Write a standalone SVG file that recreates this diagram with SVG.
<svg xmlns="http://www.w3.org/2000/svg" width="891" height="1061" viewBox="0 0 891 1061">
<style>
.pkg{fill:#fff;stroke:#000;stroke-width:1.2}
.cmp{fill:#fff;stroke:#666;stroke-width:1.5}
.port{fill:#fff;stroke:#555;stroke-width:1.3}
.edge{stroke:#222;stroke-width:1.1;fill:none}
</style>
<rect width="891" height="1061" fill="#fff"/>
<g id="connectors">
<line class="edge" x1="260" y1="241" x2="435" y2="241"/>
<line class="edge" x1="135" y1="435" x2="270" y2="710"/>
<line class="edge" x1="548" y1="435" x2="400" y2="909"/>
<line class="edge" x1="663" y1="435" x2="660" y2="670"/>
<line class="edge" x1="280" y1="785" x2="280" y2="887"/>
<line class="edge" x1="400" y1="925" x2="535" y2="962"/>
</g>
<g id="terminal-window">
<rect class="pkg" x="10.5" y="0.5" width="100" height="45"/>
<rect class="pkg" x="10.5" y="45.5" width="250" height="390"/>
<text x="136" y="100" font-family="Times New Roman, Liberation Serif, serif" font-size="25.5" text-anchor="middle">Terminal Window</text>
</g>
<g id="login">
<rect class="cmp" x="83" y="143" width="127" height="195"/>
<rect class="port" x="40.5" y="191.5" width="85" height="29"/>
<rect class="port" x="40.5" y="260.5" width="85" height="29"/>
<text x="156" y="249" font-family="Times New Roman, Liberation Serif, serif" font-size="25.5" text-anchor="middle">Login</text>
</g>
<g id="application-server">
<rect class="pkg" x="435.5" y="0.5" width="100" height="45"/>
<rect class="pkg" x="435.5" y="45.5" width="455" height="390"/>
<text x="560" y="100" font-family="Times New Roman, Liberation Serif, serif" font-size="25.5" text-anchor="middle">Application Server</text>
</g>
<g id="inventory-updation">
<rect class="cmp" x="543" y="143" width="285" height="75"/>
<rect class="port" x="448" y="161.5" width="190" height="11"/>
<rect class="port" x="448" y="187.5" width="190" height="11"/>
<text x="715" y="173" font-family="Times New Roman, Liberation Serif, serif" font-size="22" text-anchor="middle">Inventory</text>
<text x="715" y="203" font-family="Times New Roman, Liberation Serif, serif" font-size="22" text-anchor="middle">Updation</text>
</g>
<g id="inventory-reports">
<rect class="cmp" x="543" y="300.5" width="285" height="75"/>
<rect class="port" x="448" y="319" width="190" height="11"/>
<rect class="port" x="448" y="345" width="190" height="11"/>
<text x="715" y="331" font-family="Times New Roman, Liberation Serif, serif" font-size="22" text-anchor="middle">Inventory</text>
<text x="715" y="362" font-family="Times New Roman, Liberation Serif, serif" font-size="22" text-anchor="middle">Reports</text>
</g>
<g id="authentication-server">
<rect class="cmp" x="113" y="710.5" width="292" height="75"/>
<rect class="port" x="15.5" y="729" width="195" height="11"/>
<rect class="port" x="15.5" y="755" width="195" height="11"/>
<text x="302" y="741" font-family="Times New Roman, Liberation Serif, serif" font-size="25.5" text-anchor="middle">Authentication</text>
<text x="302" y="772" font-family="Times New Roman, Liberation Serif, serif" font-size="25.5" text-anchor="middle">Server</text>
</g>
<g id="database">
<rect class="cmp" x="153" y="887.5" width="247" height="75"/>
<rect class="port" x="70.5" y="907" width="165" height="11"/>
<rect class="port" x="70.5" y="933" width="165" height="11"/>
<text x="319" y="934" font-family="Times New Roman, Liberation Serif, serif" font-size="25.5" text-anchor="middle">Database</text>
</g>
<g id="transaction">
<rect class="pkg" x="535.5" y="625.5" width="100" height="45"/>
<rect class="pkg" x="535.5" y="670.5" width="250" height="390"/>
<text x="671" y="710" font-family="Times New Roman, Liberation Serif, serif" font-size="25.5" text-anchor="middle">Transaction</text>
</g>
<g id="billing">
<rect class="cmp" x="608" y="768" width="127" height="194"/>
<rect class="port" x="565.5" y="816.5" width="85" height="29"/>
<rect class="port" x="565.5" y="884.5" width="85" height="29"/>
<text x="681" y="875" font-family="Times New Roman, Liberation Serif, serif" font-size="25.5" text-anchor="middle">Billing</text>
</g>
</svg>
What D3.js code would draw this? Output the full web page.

What is being asked |
Reproduce each line of the entries in which the word "this" is found.

Response below |
Write a standalone SVG file that recreates this diagram with SVG.
What D3.js code would draw this? Output the full web page.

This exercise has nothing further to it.